By Tommy H. Thomason

Thursday, December 27, 2012

Hellcats on CVEs

The CVE was an escort carrier built, in the beginning, on an oiler or merchant-ship hull. They had the smallest flight decks and slowest top speed of all the U.S. carriers. (See http://thanlont.blogspot.com/2012/12/making-it-harder-than-necessary.html) There were also far more of them commissioned during World War II than any other carrier type.

I had thought that during World War II they 1) only deployed "composite" squadrons and 2) never deployed with F6Fs. It turns out that I was wrong on both counts.

A composite squadron at the time, by the way, was called that because it operated more that one type of airplane, e.g. fighters as well as bombers. They came into being because the small number of airplanes that could be carried by an escort carrier didn't justify the bureaucracy associated with two or three squadrons, an air group commander, etc.

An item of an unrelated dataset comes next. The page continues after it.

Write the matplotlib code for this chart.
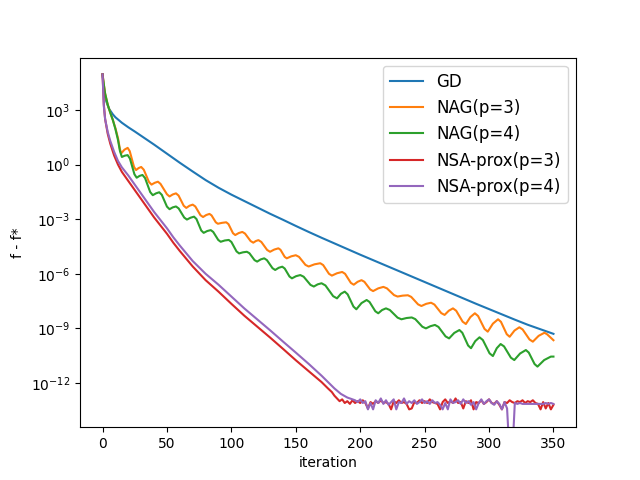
import numpy as np
import matplotlib
matplotlib.use('Agg')
import matplotlib.pyplot as plt

# valores: (iteracion, log10(f - f*))
gd_it = [0, 1, 2, 3, 5, 8, 10, 15, 20, 25, 30, 40, 50, 60, 70, 80, 90, 100,
         110, 120, 130, 140, 150, 160, 170, 180, 190, 200, 210, 220, 230, 240,
         250, 260, 270, 280, 290, 300, 310, 320, 330, 340, 350]
gd_log = [4.96, 4.1, 3.72, 3.45, 3.07, 2.76, 2.6, 2.3, 2.05, 1.82, 1.58, 1.1,
          0.6, 0.1, -0.38, -0.85, -1.27, -1.65, -2.0, -2.35, -2.7, -3.03,
          -3.37, -3.7, -4.02, -4.33, -4.64, -4.95, -5.25, -5.55, -5.85, -6.15,
          -6.45, -6.75, -7.05, -7.35, -7.65, -7.94, -8.23, -8.52, -8.8, -9.05,
          -9.3]

nag3_pts = [(0, 4.96), (1, 4.4), (2, 3.9), (4, 3.3), (6, 2.85), (8, 2.45),
            (10, 2.0), (12, 1.45), (13.5, 0.85), (14.5, 0.62), (17, 0.82),
            (19.5, 0.92), (21.1, 0.74), (24.4, -0.12), (26, -0.3), (28, -0.19),
            (30, -0.13), (32, -0.28), (36, -0.95), (38, -1.1), (40.5, -1.0),
            (43, -0.94), (45, -1.06), (50, -1.63), (52, -1.75), (54.5, -1.64),
            (57, -1.58), (59, -1.7), (63, -2.26), (65, -2.38), (67.5, -2.26),
            (70, -2.2), (72, -2.3), (76, -2.78), (78, -2.88), (80.5, -2.77),
            (83, -2.71), (84.6, -2.79), (87.9, -3.17), (89.5, -3.25), (92.75, -3.2),
            (96, -3.17), (97.75, -3.27), (101.25, -3.77), (103, -3.87),
            (105.75, -3.76), (108.5, -3.7), (110.6, -3.79), (114.9, -4.2),
            (117, -4.29), (119, -4.2), (121, -4.15), (123.25, -4.25),
            (127.75, -4.69), (130, -4.79), (133.25, -4.67), (136.5, -4.6),
            (138.1, -4.68), (141.4, -5.07), (143, -5.15), (146.5, -5.04),
            (150, -4.98), (152.5, -5.07), (157.5, -5.51), (160, -5.6),
            (164.5, -5.48), (169, -5.42), (171.25, -5.52), (175.75, -6.0),
            (178, -6.1), (182, -5.97), (186, -5.9), (188.25, -6.0), (192.75, -6.5),
            (195, -6.6), (198, -6.44), (201, -6.35), (203.25, -6.44),
            (207.75, -6.86), (210, -6.95), (214, -6.8), (218, -6.72),
            (220.75, -6.8), (226.25, -7.17), (229, -7.25), (233, -7.2),
            (237, -7.18), (239.6, -7.27), (244.9, -7.68), (247.5, -7.77),
            (251.25, -7.65), (255, -7.59), (257.6, -7.69), (262.9, -8.16),
            (265.5, -8.26), (268.75, -8.03), (272, -7.9), (274.5, -8.03),
            (279.5, -8.63), (282, -8.76), (285.5, -8.38), (289, -8.17),
            (291.5, -8.32), (296.5, -9.03), (299, -9.18), (303, -8.74),
            (307, -8.5), (309.25, -8.64), (313.75, -9.32), (316, -9.46),
            (319.75, -9.12), (323.5, -8.94), (326.1, -9.06), (331.4, -9.61),
            (334, -9.73), (338.5, -9.41), (343, -9.24), (345, -9.32), (350, -9.65)]

nag4_pts = [(0, 4.96), (1, 4.4), (2, 3.9), (4, 3.3), (6, 2.85), (8, 2.45),
            (10, 1.95), (12, 1.35), (13.5, 0.75), (15, 0.42), (17.25, 0.49),
            (19.5, 0.52), (21.25, 0.33), (24.75, -0.53), (26.5, -0.72),
            (28.75, -0.62), (31, -0.57), (33, -0.74), (37, -1.51), (39, -1.68),
            (41.5, -1.58), (44, -1.52), (46, -1.66), (50, -2.31), (52, -2.45),
            (54.5, -2.35), (57, -2.3), (59.1, -2.41), (63.4, -2.91), (65.5, -3.02),
            (68.25, -2.92), (71, -2.86), (72.9, -2.99), (76.6, -3.62), (78.5, -3.75),
            (81.25, -3.65), (84, -3.6), (85.9, -3.7), (89.8, -4.14), (91.7, -4.24),
            (94.85, -4.17), (98, -4.14), (100, -4.25), (104, -4.77), (106, -4.88),
            (109, -4.82), (112, -4.79), (114, -4.87), (118, -5.25), (120, -5.33),
            (122.75, -5.21), (125.5, -5.15), (127.6, -5.25), (131.9, -5.69),
            (134, -5.79), (136.75, -5.67), (139.5, -5.61), (141.4, -5.71),
            (145.1, -6.15), (147, -6.25), (150.25, -6.13), (153.5, -6.07),
            (156.1, -6.16), (161.4, -6.61), (164, -6.7), (167, -6.58), (170, -6.52),
            (173, -6.64), (179, -7.23), (182, -7.35), (185, -7.1), (188, -6.98),
            (190.25, -7.13), (194.75, -7.8), (197, -7.95), (201, -7.61),
            (205, -7.44), (207.25, -7.55), (211.75, -8.06), (214, -8.17),
            (217, -7.99), (220, -7.9), (223, -7.99), (229, -8.41), (232, -8.5),
            (236, -8.43), (240, -8.4), (242.75, -8.49), (248.25, -8.91),
            (251, -9.0), (254.5, -8.88), (258, -8.81), (260.75, -8.92),
            (266.25, -9.44), (269, -9.55), (273, -9.25), (277, -9.09),
            (279.25, -9.24), (283.75, -9.94), (286, -10.09), (289.3, -9.7),
            (292.6, -9.49), (295.2, -9.64), (300.4, -10.37), (303, -10.52),
            (306, -10.09), (309, -9.86), (311.65, -9.99), (316.95, -10.61),
            (319.6, -10.74), (324.1, -10.38), (328.6, -10.19), (330.85, -10.33),
            (335.35, -10.96), (337.6, -11.1), (342.8, -10.74), (348, -10.55),
            (350, -10.55)]

# NSA-prox: bajada suave y luego ruido en el piso numerico
nsa3_it = [0, 1, 2, 4, 6, 9, 12, 15, 20, 25, 30, 35, 40, 45, 50, 55, 60, 70,
           80, 90, 100, 110, 120, 130, 140, 150, 160, 170, 175, 178, 180]
nsa3_log = [4.96, 3.3, 2.5, 1.7, 1.15, 0.5, 0.0, -0.4, -0.9, -1.4, -1.9, -2.4,
            -2.9, -3.35, -3.8, -4.3, -4.75, -5.6, -6.35, -6.98, -7.65, -8.3,
            -8.9, -9.5, -10.12, -10.75, -11.35, -11.95, -12.3, -12.5, -12.7]
nsa3_noise = [-12.85, -13.0, -12.9, -13.1, -13.0, -13.15, -12.95, -13.1, -13.0,
              -13.1, -12.95, -13.1, -13.4, -13.05, -13.15, -13.0, -13.1, -12.95,
              -13.1, -13.05, -13.15, -13.45, -13.0, -13.1, -12.95, -13.1, -13.05,
              -13.15, -13.45, -13.4, -13.05, -13.1, -12.95, -13.1, -13.0, -13.1,
              -12.9, -13.05, -13.1, -13.15, -13.45, -13.05, -12.9, -13.1, -13.0,
              -13.1, -12.85, -13.1, -13.05, -13.4, -13.0, -13.1, -12.95, -13.45,
              -13.05, -13.1, -12.95, -13.15, -13.05, -12.9, -13.1, -13.15, -13.0,
              -13.2, -13.45, -13.05, -13.1, -12.95, -13.05, -13.1, -13.0, -13.05,
              -12.95, -13.1, -13.0, -13.05, -12.95, -13.1, -13.15, -13.45, -13.05,
              -13.4, -13.1, -13.45, -13.2]   # it = 182, 184, ..., 350

nsa4_it = [0, 1, 2, 4, 6, 9, 12, 15, 20, 25, 30, 35, 40, 45, 50, 55, 60, 70,
           80, 90, 100, 110, 120, 130, 140, 150, 160, 170, 180, 185, 190, 194]
nsa4_log = [4.96, 3.2, 2.5, 1.8, 1.3, 0.7, 0.2, -0.15, -0.6, -1.1, -1.6, -2.1,
            -2.6, -3.05, -3.5, -4.0, -4.45, -5.3, -6.0, -6.6, -7.25, -7.9, -8.5,
            -9.1, -9.72, -10.33, -10.95, -11.6, -12.3, -12.6, -12.8, -12.9]
nsa4_noise = [-12.95, -13.05, -12.9, -13.1, -13.0, -13.45, -13.1, -13.45, -12.95,
              -13.1, -12.85, -13.15, -12.95, -13.2, -13.05, -12.9, -13.45, -13.05,
              -13.1, -12.85, -13.15, -13.0, -13.1, -12.95, -13.15, -13.05, -12.9,
              -13.1, -13.0, -13.15, -12.95, -13.1, -13.05, -13.2, -13.45, -13.1,
              -13.45, -12.9, -13.1, -13.05, -12.95, -13.15, -12.9, -13.1, -13.0,
              -13.2, -13.05, -13.45, -13.1, -12.9, -13.15, -13.0, -12.9, -13.1,
              -13.2, -13.0, -13.15, -13.45, -13.05, -13.4, -16.0, -16.0, -13.1,
              -13.15, -13.1, -13.15, -13.15, -13.15, -13.15, -13.15, -13.15,
              -13.15, -13.15, -13.15, -13.1, -13.15, -13.1, -13.15]  # it = 196, 198, ..., 350

nag3_it, nag3_log = zip(*nag3_pts)
nag4_it, nag4_log = zip(*nag4_pts)
nsa3_x = nsa3_it + list(range(182, 351, 2))
nsa3_y = nsa3_log + nsa3_noise
nsa4_x = nsa4_it + list(range(196, 351, 2))
nsa4_y = nsa4_log + nsa4_noise

fig, ax = plt.subplots(figsize=(6.4, 4.8))

ax.semilogy(gd_it, 10 ** np.array(gd_log), label='GD')
ax.semilogy(nag3_it, 10 ** np.array(nag3_log), label='NAG(p=3)')
ax.semilogy(nag4_it, 10 ** np.array(nag4_log), label='NAG(p=4)')
ax.semilogy(nsa3_x, 10 ** np.array(nsa3_y), label='NSA-prox(p=3)')
ax.semilogy(nsa4_x, 10 ** np.array(nsa4_y), label='NSA-prox(p=4)')

ax.set_ylim(10 ** -14.43, 10 ** 5.88)
ax.set_xlabel('iteration')
ax.set_ylabel('f - f*')
ax.legend(loc='upper right', fontsize=12)

fig.savefig('out.png')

The FM-2 Wildcat was specifically developed for CVE-based VC squadrons. It was lighter and had a more powerful engine than the FM-1. The vertical fin and rudder were increased in size to compensate for the horsepower increase.
 National Archives 80-G-224669

Grumman did a design study in mid-1943 of an F6F-3 modified for operation from CVEs. The "F6F-4" was to be armed with four .50 caliber guns instead of six and have the 75-gallon fuselage fuel tank deleted; the "F6F EX. W.T." was to have a greater wing span. Each wing tip was to be extended two feet and the ailerons moved outboard, with the span increase being split between the ailerons and the flaps by seven inches and 17 inches respectively. The study concluded that the F6F was faster but the FM-2 was smaller and had a lower stall speed and better takeoff performance, making them more suitable for operation from a CVE.

As it turned out, there appear to be many instances of CVEs deploying with Hellcats.

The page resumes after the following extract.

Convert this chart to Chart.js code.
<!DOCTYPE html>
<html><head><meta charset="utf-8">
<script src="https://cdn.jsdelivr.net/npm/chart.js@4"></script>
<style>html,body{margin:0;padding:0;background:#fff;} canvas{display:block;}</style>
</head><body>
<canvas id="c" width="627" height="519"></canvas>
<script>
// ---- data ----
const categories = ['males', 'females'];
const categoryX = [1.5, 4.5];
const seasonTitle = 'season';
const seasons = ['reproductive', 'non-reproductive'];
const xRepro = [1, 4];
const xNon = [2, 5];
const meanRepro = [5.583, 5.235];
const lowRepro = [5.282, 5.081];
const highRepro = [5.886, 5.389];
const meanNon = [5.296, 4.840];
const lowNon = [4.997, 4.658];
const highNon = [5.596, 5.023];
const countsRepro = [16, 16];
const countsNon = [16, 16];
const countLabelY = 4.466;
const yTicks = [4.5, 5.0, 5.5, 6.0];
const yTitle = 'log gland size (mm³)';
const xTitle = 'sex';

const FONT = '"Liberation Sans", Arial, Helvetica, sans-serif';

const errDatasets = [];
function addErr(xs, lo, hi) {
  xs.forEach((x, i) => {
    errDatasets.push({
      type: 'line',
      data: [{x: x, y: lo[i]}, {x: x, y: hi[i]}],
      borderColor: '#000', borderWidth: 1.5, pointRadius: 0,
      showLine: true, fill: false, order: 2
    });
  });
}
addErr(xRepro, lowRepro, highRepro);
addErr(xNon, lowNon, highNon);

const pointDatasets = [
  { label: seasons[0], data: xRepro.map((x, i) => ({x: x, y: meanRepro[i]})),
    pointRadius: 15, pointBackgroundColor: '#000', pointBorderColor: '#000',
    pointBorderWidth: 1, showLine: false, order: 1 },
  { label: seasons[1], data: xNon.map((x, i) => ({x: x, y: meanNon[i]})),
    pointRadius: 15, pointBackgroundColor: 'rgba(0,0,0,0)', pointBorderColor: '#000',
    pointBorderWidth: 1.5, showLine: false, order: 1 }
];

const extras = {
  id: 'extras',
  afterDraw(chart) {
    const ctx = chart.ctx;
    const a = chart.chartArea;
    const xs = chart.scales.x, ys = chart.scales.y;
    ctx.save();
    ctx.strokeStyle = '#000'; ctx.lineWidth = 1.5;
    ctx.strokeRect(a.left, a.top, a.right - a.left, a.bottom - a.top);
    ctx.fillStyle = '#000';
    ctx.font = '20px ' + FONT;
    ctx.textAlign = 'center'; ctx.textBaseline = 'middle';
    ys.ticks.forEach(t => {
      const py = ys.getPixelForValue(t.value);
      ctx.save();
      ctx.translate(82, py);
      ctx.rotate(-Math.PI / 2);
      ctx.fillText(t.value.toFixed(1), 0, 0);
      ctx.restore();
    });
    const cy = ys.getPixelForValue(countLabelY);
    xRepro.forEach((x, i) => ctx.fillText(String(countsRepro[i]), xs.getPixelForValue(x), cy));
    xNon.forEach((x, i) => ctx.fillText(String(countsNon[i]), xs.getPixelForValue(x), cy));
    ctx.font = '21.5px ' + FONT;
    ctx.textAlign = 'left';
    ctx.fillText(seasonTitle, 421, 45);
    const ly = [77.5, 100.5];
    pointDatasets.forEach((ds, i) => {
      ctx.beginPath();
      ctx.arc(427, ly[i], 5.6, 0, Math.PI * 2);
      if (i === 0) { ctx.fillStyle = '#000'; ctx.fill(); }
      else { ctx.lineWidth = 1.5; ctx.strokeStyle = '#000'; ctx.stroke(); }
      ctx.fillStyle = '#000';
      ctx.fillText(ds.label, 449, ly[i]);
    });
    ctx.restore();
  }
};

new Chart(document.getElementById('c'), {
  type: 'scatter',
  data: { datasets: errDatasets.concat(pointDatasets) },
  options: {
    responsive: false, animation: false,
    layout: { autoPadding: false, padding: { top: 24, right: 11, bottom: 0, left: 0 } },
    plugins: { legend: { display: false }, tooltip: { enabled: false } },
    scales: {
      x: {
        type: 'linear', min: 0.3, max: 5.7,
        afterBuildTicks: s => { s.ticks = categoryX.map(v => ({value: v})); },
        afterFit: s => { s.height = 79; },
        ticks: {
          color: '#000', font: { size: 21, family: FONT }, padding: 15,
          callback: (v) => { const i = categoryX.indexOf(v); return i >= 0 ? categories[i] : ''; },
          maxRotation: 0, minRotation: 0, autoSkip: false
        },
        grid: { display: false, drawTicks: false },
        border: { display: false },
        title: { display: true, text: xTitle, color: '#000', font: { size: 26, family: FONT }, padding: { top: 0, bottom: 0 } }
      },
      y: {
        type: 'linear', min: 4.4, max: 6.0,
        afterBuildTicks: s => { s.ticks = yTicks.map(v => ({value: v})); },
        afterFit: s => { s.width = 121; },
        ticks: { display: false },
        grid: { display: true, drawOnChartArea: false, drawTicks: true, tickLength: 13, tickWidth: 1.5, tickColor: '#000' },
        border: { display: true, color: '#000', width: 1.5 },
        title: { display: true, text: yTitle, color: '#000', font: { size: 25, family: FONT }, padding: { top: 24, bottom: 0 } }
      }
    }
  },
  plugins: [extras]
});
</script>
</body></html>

Barnes (CVE-20) reportedly deployed with VF-1 flying F6F Hellcats in November and December 1943. Some of the results were ugly. The pilot was killed in this landing attempt during workups in October. (Note the very unusual variation on the tri-color scheme.)

National Archives 80-G-202611
This one wasn't fatal but still embarrassing for all concerned.

Some Sangamon-class CVEs deployments during World War II were with both a fighter squadron equipped with F6F Hellcats as well as a VT squadron assigned TBMs or a VC squadron operating SBDs and TBMs. The Sangamons (only four were built) were a bit longer and had a bigger hangar deck than the earlier U.S. Navy CVEs. The later Commencement Bay-class CVEs were similar in size and considered big enough and fast enough for Vought F4U Corsair and Grumman AF Guardian operation.

1 comment:

Erik said...

Hellcats operated from escort carriers during the invasion of Southern France with VF-74 and VOF-1 aboard USS Tulagi and USS Kasaan Bay.